» What is needed: Transcribe the material exactly. Images do not belong in the copy.

» Stored data:
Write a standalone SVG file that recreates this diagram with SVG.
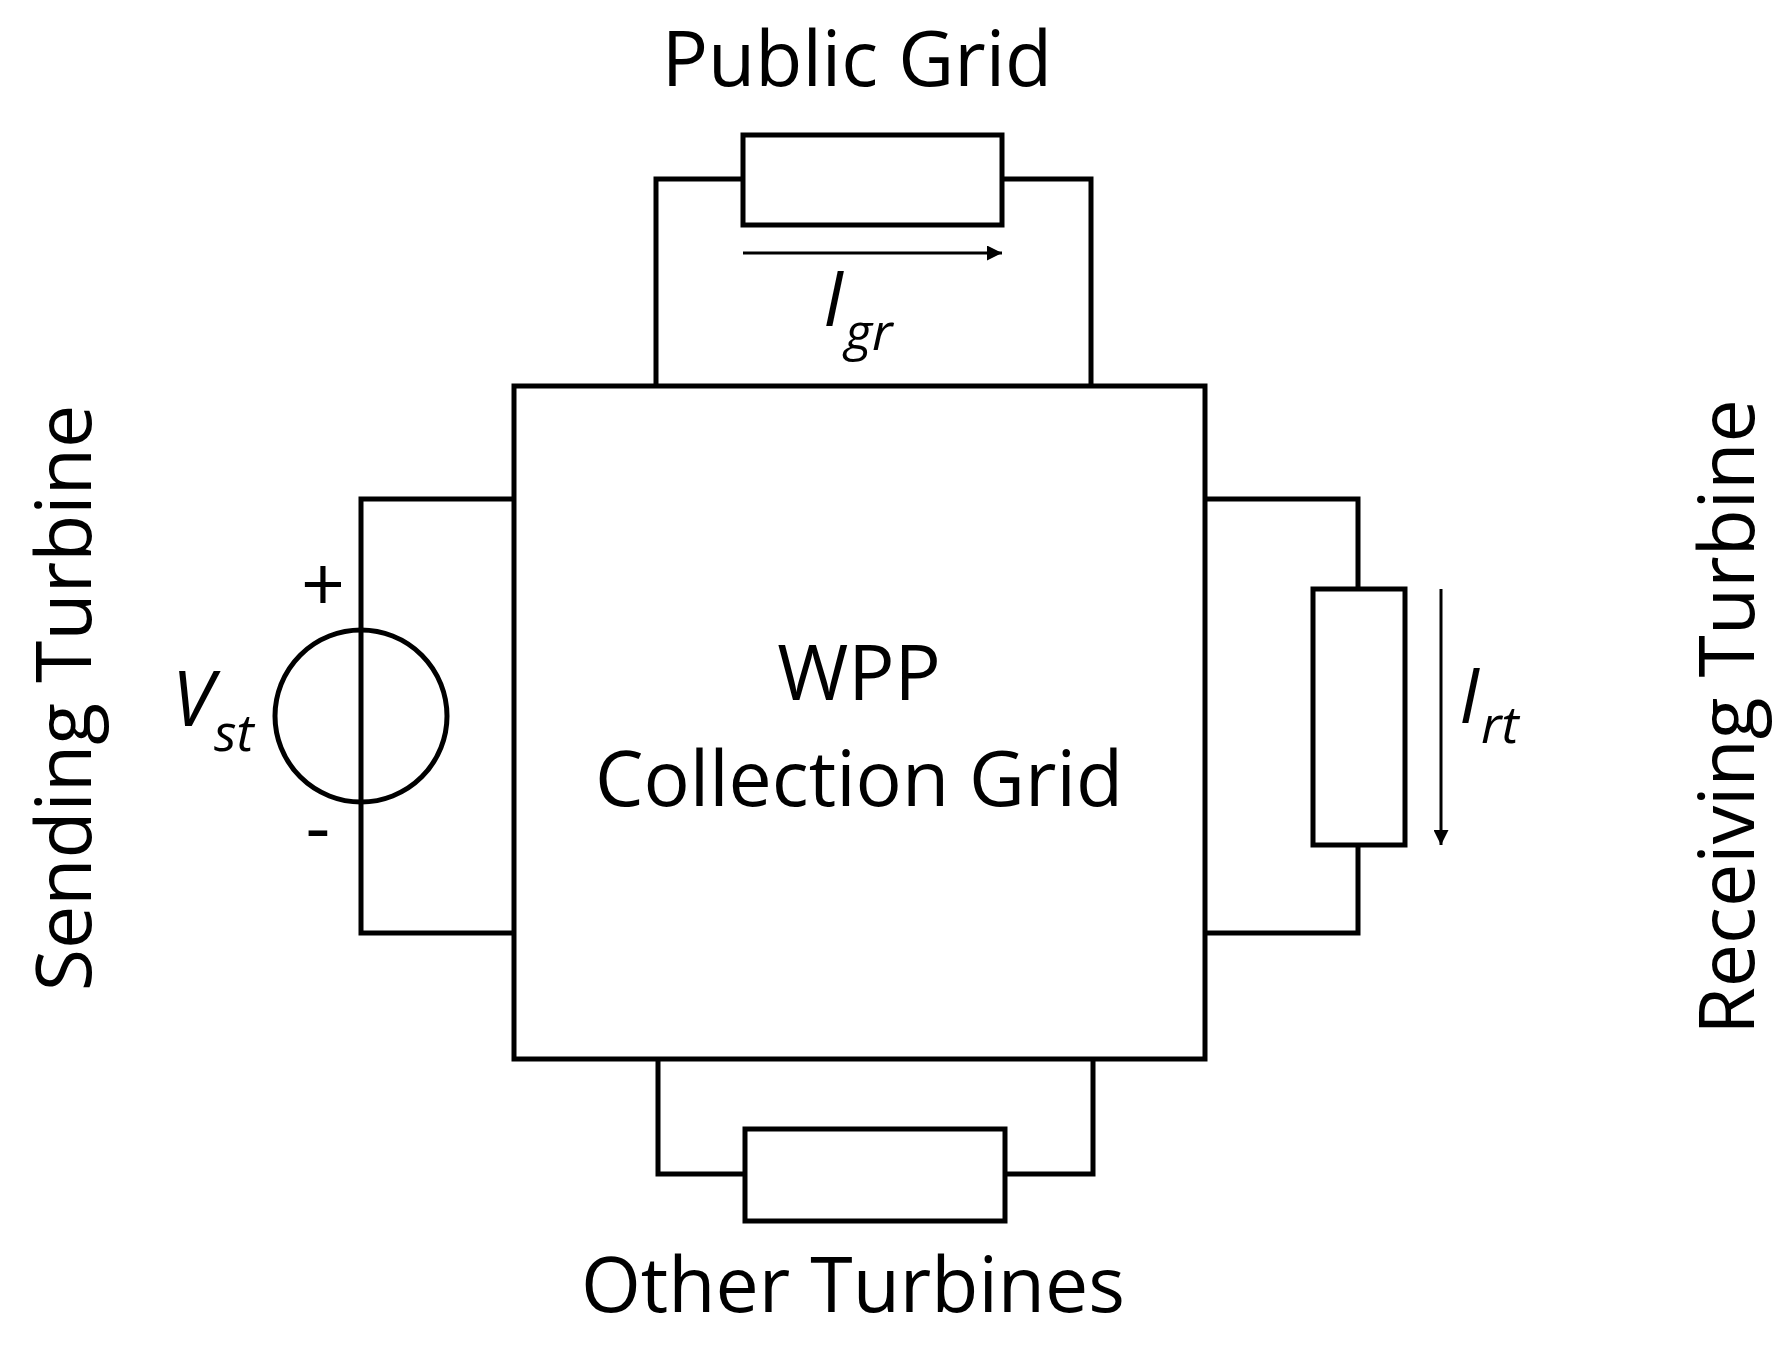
<svg xmlns="http://www.w3.org/2000/svg" width="1779" height="1347" viewBox="0 0 1779 1347">
<defs>
<style>
.w{fill:none;stroke:#000;stroke-width:5}
.t{font-family:"Open Sans","Liberation Sans",sans-serif;font-size:77px;fill:#000;text-anchor:middle}
.i{font-family:"Open Sans","Liberation Sans",sans-serif;font-style:italic;fill:#000}
</style>
<marker id="a" viewBox="0 0 10 10" refX="10" refY="5" markerWidth="5" markerHeight="5" orient="auto"><path d="M0,0L10,5L0,10z"/></marker>
</defs>
<rect width="1779" height="1347" fill="#fff"/>
<g id="wpp"><rect class="w" x="514" y="386" width="691" height="673"/>
<text class="t" x="859" y="700">WPP</text><text class="t" x="859" y="806">Collection Grid</text></g>
<g id="public-grid"><rect class="w" x="743" y="135" width="259" height="90"/><text class="t" x="857" y="86">Public Grid</text></g>
<g id="sending-turbine"><circle class="w" cx="361" cy="716" r="86"/>
<text class="t" transform="translate(91,698) rotate(-90)">Sending Turbine</text>
<text class="t" x="323" y="612" font-size="54">+</text><text class="t" x="318" y="854" font-size="54">-</text>
<text class="i" x="172" y="726" font-size="76">V</text><text class="i" x="214" y="751" font-size="52">st</text></g>
<g id="receiving-turbine"><rect class="w" x="1313" y="589" width="92" height="256"/>
<text class="t" transform="translate(1754,717) rotate(-90)">Receiving Turbine</text></g>
<g id="other-turbines"><rect class="w" x="745" y="1129" width="260" height="92"/><text class="t" x="853" y="1312">Other Turbines</text></g>
<g id="connectors">
<path class="w" d="M743,179H656V386M1002,179H1091V386"/>
<path class="w" d="M514,499H361V933H514"/>
<path class="w" d="M1205,499H1358V589M1358,845V933H1205"/>
<path class="w" d="M658,1059V1174H745M1005,1174H1093V1059"/>
<path d="M743,253H1002" stroke="#000" stroke-width="3" marker-end="url(#a)"/>
<path d="M1441,589V845" stroke="#000" stroke-width="3" marker-end="url(#a)"/>
<text class="i" x="823" y="326" font-size="76">I</text><text class="i" x="845" y="350" font-size="52">gr</text>
<text class="i" x="1459" y="723" font-size="76">I</text><text class="i" x="1481" y="743" font-size="52">rt</text>
</g>
</svg>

» Output below:
Write a standalone SVG file that recreates this diagram with SVG.
<svg xmlns="http://www.w3.org/2000/svg" width="1779" height="1347" viewBox="0 0 1779 1347">
<defs>
<style>
.w{fill:none;stroke:#000;stroke-width:5}
.t{font-family:"Open Sans","Liberation Sans",sans-serif;font-size:77px;fill:#000;text-anchor:middle}
.i{font-family:"Open Sans","Liberation Sans",sans-serif;font-style:italic;fill:#000}
</style>
<marker id="a" viewBox="0 0 10 10" refX="10" refY="5" markerWidth="5" markerHeight="5" orient="auto"><path d="M0,0L10,5L0,10z"/></marker>
</defs>
<rect width="1779" height="1347" fill="#fff"/>
<g id="wpp"><rect class="w" x="514" y="386" width="691" height="673"/>
<text class="t" x="859" y="700">WPP</text><text class="t" x="859" y="806">Collection Grid</text></g>
<g id="public-grid"><rect class="w" x="743" y="135" width="259" height="90"/><text class="t" x="857" y="86">Public Grid</text></g>
<g id="sending-turbine"><circle class="w" cx="361" cy="716" r="86"/>
<text class="t" transform="translate(91,698) rotate(-90)">Sending Turbine</text>
<text class="t" x="323" y="612" font-size="54">+</text><text class="t" x="318" y="854" font-size="54">-</text>
<text class="i" x="172" y="726" font-size="76">V</text><text class="i" x="214" y="751" font-size="52">st</text></g>
<g id="receiving-turbine"><rect class="w" x="1313" y="589" width="92" height="256"/>
<text class="t" transform="translate(1754,717) rotate(-90)">Receiving Turbine</text></g>
<g id="other-turbines"><rect class="w" x="745" y="1129" width="260" height="92"/><text class="t" x="853" y="1312">Other Turbines</text></g>
<g id="connectors">
<path class="w" d="M743,179H656V386M1002,179H1091V386"/>
<path class="w" d="M514,499H361V933H514"/>
<path class="w" d="M1205,499H1358V589M1358,845V933H1205"/>
<path class="w" d="M658,1059V1174H745M1005,1174H1093V1059"/>
<path d="M743,253H1002" stroke="#000" stroke-width="3" marker-end="url(#a)"/>
<path d="M1441,589V845" stroke="#000" stroke-width="3" marker-end="url(#a)"/>
<text class="i" x="823" y="326" font-size="76">I</text><text class="i" x="845" y="350" font-size="52">gr</text>
<text class="i" x="1459" y="723" font-size="76">I</text><text class="i" x="1481" y="743" font-size="52">rt</text>
</g>
</svg>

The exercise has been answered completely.